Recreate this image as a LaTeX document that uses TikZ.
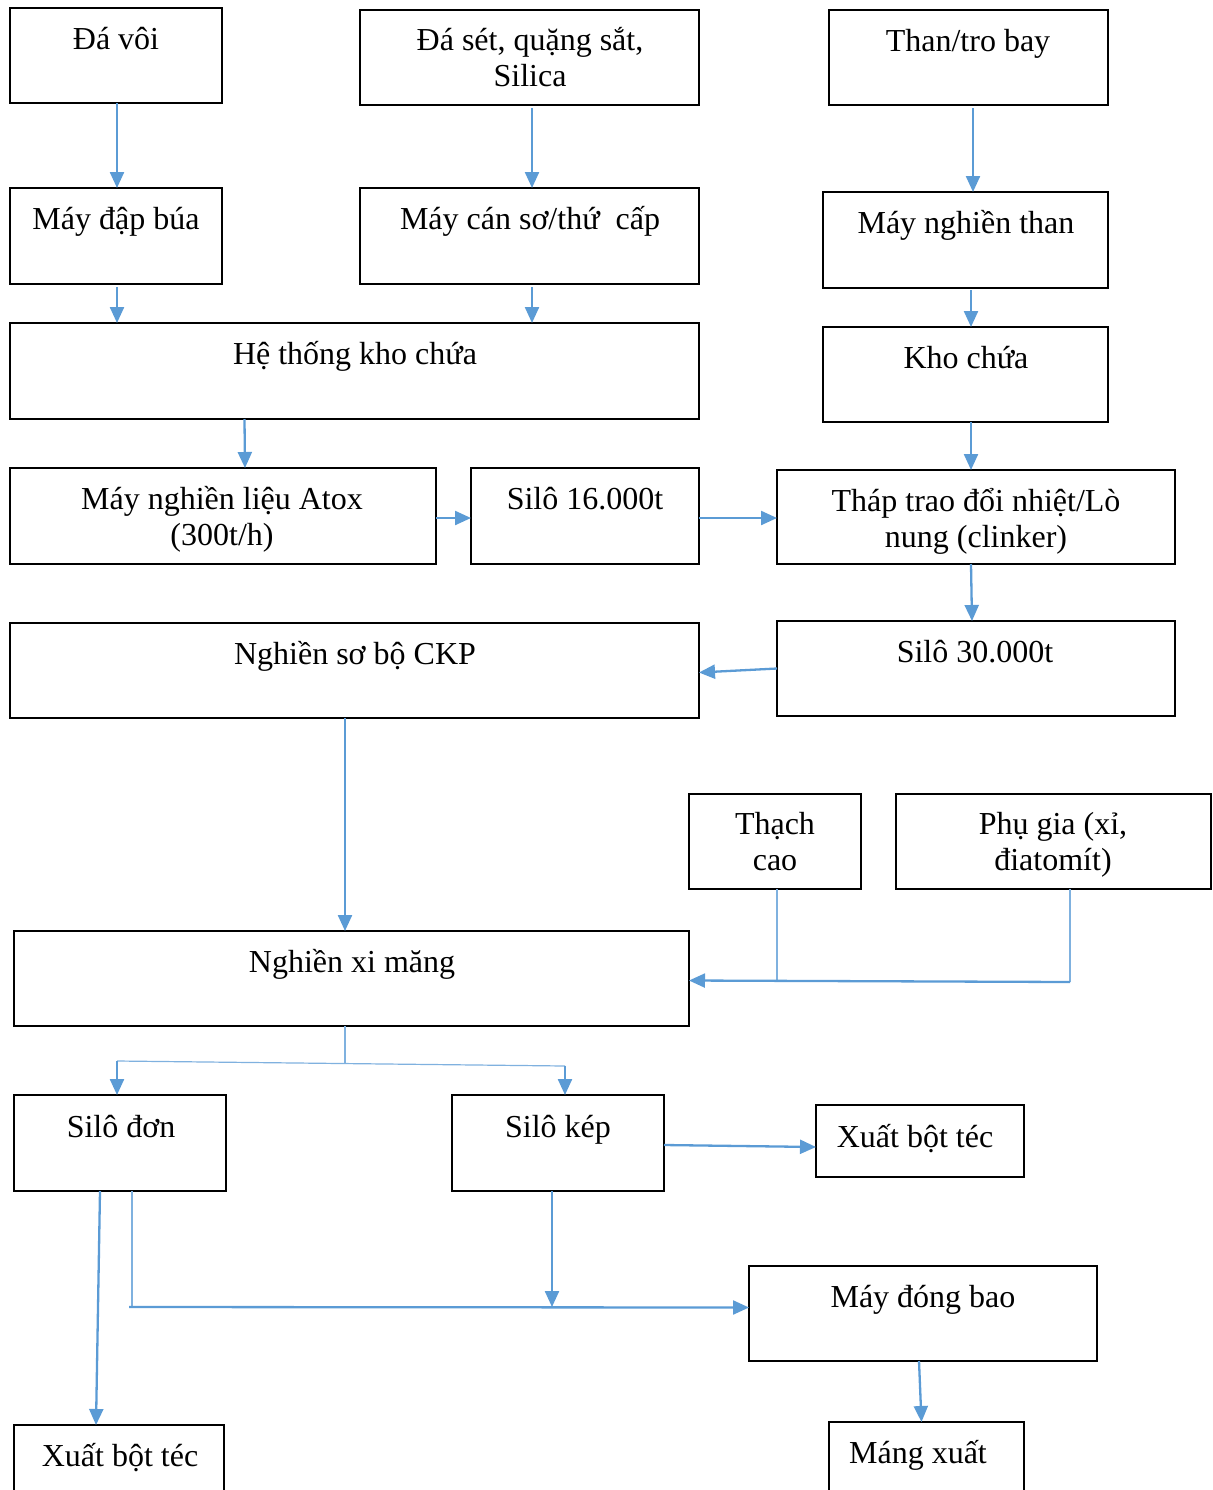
\documentclass[tikz,border=0pt]{standalone}
\usepackage{fontspec}
\setmainfont{Liberation Serif}
\usetikzlibrary{arrows.meta}
\definecolor{flow}{HTML}{5B9BD5}
\definecolor{flowthin}{HTML}{7FB1DF}

% box: name, left, top, right, bottom, text centre x, text baseline y, text
\newcommand\procbox[8]{%
  \node[box, minimum width={(#4-#2)*0.5pt}, minimum height={(#5-#3)*0.5pt}, anchor=north west] (#1) at (#2,#3) {};
  \node[txt] (#1-t) at (#6,#7) {#8};
}

\begin{document}
\begin{tikzpicture}[x=0.5pt,y=-0.5pt,
  box/.style={draw=black, line width=1pt, inner sep=0pt, outer sep=0pt},
  txt/.style={anchor=base, align=center, inner sep=0pt, font=\fontsize{16pt}{18pt}\selectfont},
  arr/.style={draw=flow, line width=1.15pt, -{Triangle[length=8pt,width=7pt]}},
  link/.style={draw=flow, line width=1.15pt},
  thinlink/.style={draw=flowthin, line width=0.6pt}]
\clip (0,0) rectangle (1213,1490);

% raw materials and crushing (baseline of the last text line given)
\procbox{davoi}{10}{8}{222}{103}{116}{49}{Đá vôi}
\procbox{daset}{360}{10}{699}{105}{530}{86}{Đá sét, quặng sắt,\\Silica}
\procbox{than}{829}{10}{1108}{105}{968}{51}{Than/tro bay}
\procbox{maydap}{10}{188}{222}{284}{116}{229}{Máy đập búa}
\procbox{maycan}{360}{188}{699}{284}{530}{229}{Máy cán sơ/thứ~~cấp}
\procbox{nghienthan}{823}{192}{1108}{288}{966}{233}{Máy nghiền than}
\procbox{hethong}{10}{323}{699}{419}{355}{364}{Hệ thống kho chứa}
\procbox{khochua}{823}{327}{1108}{422}{966}{368}{Kho chứa}

% raw meal and kiln
\procbox{atox}{10}{468}{436}{564}{222}{545}{Máy nghiền liệu Atox\\(300t/h)}
\procbox{silo16}{471}{468}{699}{564}{585}{509}{Silô 16.000t}
\procbox{thap}{777}{470}{1175}{564}{976}{547}{Tháp trao đổi nhiệt/Lò\\nung (clinker)}
\procbox{ckp}{10}{623}{699}{718}{355}{664}{Nghiền sơ bộ CKP}
\procbox{silo30}{777}{621}{1175}{716}{975}{662}{Silô 30.000t}

% cement grinding
\procbox{thachcao}{689}{794}{861}{889}{775}{870}{Thạch\\cao}
\procbox{phugia}{896}{794}{1211}{889}{1053}{870}{Phụ gia (xỉ,\\điatomít)}
\procbox{nxm}{14}{931}{689}{1026}{352}{972}{Nghiền xi măng}

% storage and dispatch
\procbox{silodon}{14}{1095}{226}{1191}{121}{1137}{Silô đơn}
\procbox{silokep}{452}{1095}{664}{1191}{558}{1137}{Silô kép}
\procbox{xuat1}{816}{1105}{1024}{1177}{915}{1147}{Xuất bột téc}
\procbox{dongbao}{749}{1266}{1097}{1361}{923}{1307}{Máy đóng bao}
\procbox{xuat2}{14}{1425}{224}{1520}{120}{1466}{Xuất bột téc}
\procbox{mang}{829}{1422}{1024}{1520}{918}{1463}{Máng xuất}

% junction points
\coordinate (jtc) at (777,981);
\coordinate (jpg) at (1070,982);
\coordinate (jn) at (345,1063);
\coordinate (jl) at (117,1061);
\coordinate (jr) at (565,1066);
\coordinate (jb0) at (129,1307);
\coordinate (jb1) at (132,1307);
\coordinate (jk) at (552,1307);

% upper flow
\draw[arr] ([xshift=0.5pt]davoi.south) -- ([xshift=0.5pt]maydap.north);
\draw[arr] ([xshift=1.25pt,yshift=-1.5pt]daset.south) -- ([xshift=1.25pt]maycan.north);
\draw[arr] ([xshift=2.25pt,yshift=-1.5pt]than.south) -- ([xshift=3.75pt]nghienthan.north);
\draw[arr] ([xshift=0.5pt,yshift=-1.5pt]maydap.south) -- ([xshift=0.5pt]maydap.south |- hethong.north);
\draw[arr] ([xshift=1.25pt,yshift=-1.5pt]maycan.south) -- ([xshift=1.25pt]maycan.south |- hethong.north);
\draw[arr] ([xshift=2.75pt,yshift=-1pt]nghienthan.south) -- ([xshift=2.75pt]khochua.north);
\draw[arr] ([xshift=-55pt]hethong.south) -- ([xshift=11pt]atox.north);
\draw[arr] ([xshift=2.75pt]khochua.south) -- ([xshift=-2.5pt]thap.north);
\draw[arr] ([yshift=-1pt]atox.east) -- ([yshift=-1pt]silo16.west);
\draw[arr] ([yshift=-1pt]silo16.east) -- ([yshift=-0.5pt]thap.west);
\draw[arr] ([xshift=-2.5pt]thap.south) -- ([xshift=-2pt]silo30.north);
\draw[arr] (silo30.west) -- ([yshift=-1pt]ckp.east);
\draw[arr] ([xshift=-4.75pt]ckp.south) -- ([xshift=-3.25pt]nxm.north);

% additives into cement grinding
\draw[thinlink] ([xshift=1pt]thachcao.south) -- (jtc);
\draw[thinlink] ([xshift=8.25pt]phugia.south) -- (jpg);
\draw[arr] (jpg) -- ([yshift=-1pt]nxm.east);

% split to silos
\draw[thinlink] ([xshift=-3.25pt]nxm.south) -- (jn);
\draw[thinlink] (jl) -- (jr);
\draw[arr] (jl) -- ([xshift=-1.5pt]silodon.north);
\draw[arr] (jr) -- ([xshift=3.5pt]silokep.north);

% dispatch
\draw[arr] ([yshift=-1pt]silokep.east) -- ([yshift=-3pt]xuat1.west);
\draw[arr] ([xshift=-10pt]silodon.south) -- ([xshift=-11.5pt]xuat2.north);
\draw[thinlink] ([xshift=6pt]silodon.south) -- (jb1);
\draw[arr] (jb0) -- ([yshift=3pt]dongbao.west);
\draw[arr] ([xshift=-3pt]silokep.south) -- (jk);
\draw[arr] ([xshift=-2pt]dongbao.south) -- ([xshift=-2.5pt]mang.north);
\end{tikzpicture}
\end{document}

> **YOUR INSTRUCTIONS**
Leave out the pictures and retype every line above exactly.

> **EXPECTED ANSWER**
Recreate this image as a LaTeX document that uses TikZ.
\documentclass[tikz,border=0pt]{standalone}
\usepackage{fontspec}
\setmainfont{Liberation Serif}
\usetikzlibrary{arrows.meta}
\definecolor{flow}{HTML}{5B9BD5}
\definecolor{flowthin}{HTML}{7FB1DF}

% box: name, left, top, right, bottom, text centre x, text baseline y, text
\newcommand\procbox[8]{%
  \node[box, minimum width={(#4-#2)*0.5pt}, minimum height={(#5-#3)*0.5pt}, anchor=north west] (#1) at (#2,#3) {};
  \node[txt] (#1-t) at (#6,#7) {#8};
}

\begin{document}
\begin{tikzpicture}[x=0.5pt,y=-0.5pt,
  box/.style={draw=black, line width=1pt, inner sep=0pt, outer sep=0pt},
  txt/.style={anchor=base, align=center, inner sep=0pt, font=\fontsize{16pt}{18pt}\selectfont},
  arr/.style={draw=flow, line width=1.15pt, -{Triangle[length=8pt,width=7pt]}},
  link/.style={draw=flow, line width=1.15pt},
  thinlink/.style={draw=flowthin, line width=0.6pt}]
\clip (0,0) rectangle (1213,1490);

% raw materials and crushing (baseline of the last text line given)
\procbox{davoi}{10}{8}{222}{103}{116}{49}{Đá vôi}
\procbox{daset}{360}{10}{699}{105}{530}{86}{Đá sét, quặng sắt,\\Silica}
\procbox{than}{829}{10}{1108}{105}{968}{51}{Than/tro bay}
\procbox{maydap}{10}{188}{222}{284}{116}{229}{Máy đập búa}
\procbox{maycan}{360}{188}{699}{284}{530}{229}{Máy cán sơ/thứ~~cấp}
\procbox{nghienthan}{823}{192}{1108}{288}{966}{233}{Máy nghiền than}
\procbox{hethong}{10}{323}{699}{419}{355}{364}{Hệ thống kho chứa}
\procbox{khochua}{823}{327}{1108}{422}{966}{368}{Kho chứa}

% raw meal and kiln
\procbox{atox}{10}{468}{436}{564}{222}{545}{Máy nghiền liệu Atox\\(300t/h)}
\procbox{silo16}{471}{468}{699}{564}{585}{509}{Silô 16.000t}
\procbox{thap}{777}{470}{1175}{564}{976}{547}{Tháp trao đổi nhiệt/Lò\\nung (clinker)}
\procbox{ckp}{10}{623}{699}{718}{355}{664}{Nghiền sơ bộ CKP}
\procbox{silo30}{777}{621}{1175}{716}{975}{662}{Silô 30.000t}

% cement grinding
\procbox{thachcao}{689}{794}{861}{889}{775}{870}{Thạch\\cao}
\procbox{phugia}{896}{794}{1211}{889}{1053}{870}{Phụ gia (xỉ,\\điatomít)}
\procbox{nxm}{14}{931}{689}{1026}{352}{972}{Nghiền xi măng}

% storage and dispatch
\procbox{silodon}{14}{1095}{226}{1191}{121}{1137}{Silô đơn}
\procbox{silokep}{452}{1095}{664}{1191}{558}{1137}{Silô kép}
\procbox{xuat1}{816}{1105}{1024}{1177}{915}{1147}{Xuất bột téc}
\procbox{dongbao}{749}{1266}{1097}{1361}{923}{1307}{Máy đóng bao}
\procbox{xuat2}{14}{1425}{224}{1520}{120}{1466}{Xuất bột téc}
\procbox{mang}{829}{1422}{1024}{1520}{918}{1463}{Máng xuất}

% junction points
\coordinate (jtc) at (777,981);
\coordinate (jpg) at (1070,982);
\coordinate (jn) at (345,1063);
\coordinate (jl) at (117,1061);
\coordinate (jr) at (565,1066);
\coordinate (jb0) at (129,1307);
\coordinate (jb1) at (132,1307);
\coordinate (jk) at (552,1307);

% upper flow
\draw[arr] ([xshift=0.5pt]davoi.south) -- ([xshift=0.5pt]maydap.north);
\draw[arr] ([xshift=1.25pt,yshift=-1.5pt]daset.south) -- ([xshift=1.25pt]maycan.north);
\draw[arr] ([xshift=2.25pt,yshift=-1.5pt]than.south) -- ([xshift=3.75pt]nghienthan.north);
\draw[arr] ([xshift=0.5pt,yshift=-1.5pt]maydap.south) -- ([xshift=0.5pt]maydap.south |- hethong.north);
\draw[arr] ([xshift=1.25pt,yshift=-1.5pt]maycan.south) -- ([xshift=1.25pt]maycan.south |- hethong.north);
\draw[arr] ([xshift=2.75pt,yshift=-1pt]nghienthan.south) -- ([xshift=2.75pt]khochua.north);
\draw[arr] ([xshift=-55pt]hethong.south) -- ([xshift=11pt]atox.north);
\draw[arr] ([xshift=2.75pt]khochua.south) -- ([xshift=-2.5pt]thap.north);
\draw[arr] ([yshift=-1pt]atox.east) -- ([yshift=-1pt]silo16.west);
\draw[arr] ([yshift=-1pt]silo16.east) -- ([yshift=-0.5pt]thap.west);
\draw[arr] ([xshift=-2.5pt]thap.south) -- ([xshift=-2pt]silo30.north);
\draw[arr] (silo30.west) -- ([yshift=-1pt]ckp.east);
\draw[arr] ([xshift=-4.75pt]ckp.south) -- ([xshift=-3.25pt]nxm.north);

% additives into cement grinding
\draw[thinlink] ([xshift=1pt]thachcao.south) -- (jtc);
\draw[thinlink] ([xshift=8.25pt]phugia.south) -- (jpg);
\draw[arr] (jpg) -- ([yshift=-1pt]nxm.east);

% split to silos
\draw[thinlink] ([xshift=-3.25pt]nxm.south) -- (jn);
\draw[thinlink] (jl) -- (jr);
\draw[arr] (jl) -- ([xshift=-1.5pt]silodon.north);
\draw[arr] (jr) -- ([xshift=3.5pt]silokep.north);

% dispatch
\draw[arr] ([yshift=-1pt]silokep.east) -- ([yshift=-3pt]xuat1.west);
\draw[arr] ([xshift=-10pt]silodon.south) -- ([xshift=-11.5pt]xuat2.north);
\draw[thinlink] ([xshift=6pt]silodon.south) -- (jb1);
\draw[arr] (jb0) -- ([yshift=3pt]dongbao.west);
\draw[arr] ([xshift=-3pt]silokep.south) -- (jk);
\draw[arr] ([xshift=-2pt]dongbao.south) -- ([xshift=-2.5pt]mang.north);
\end{tikzpicture}
\end{document}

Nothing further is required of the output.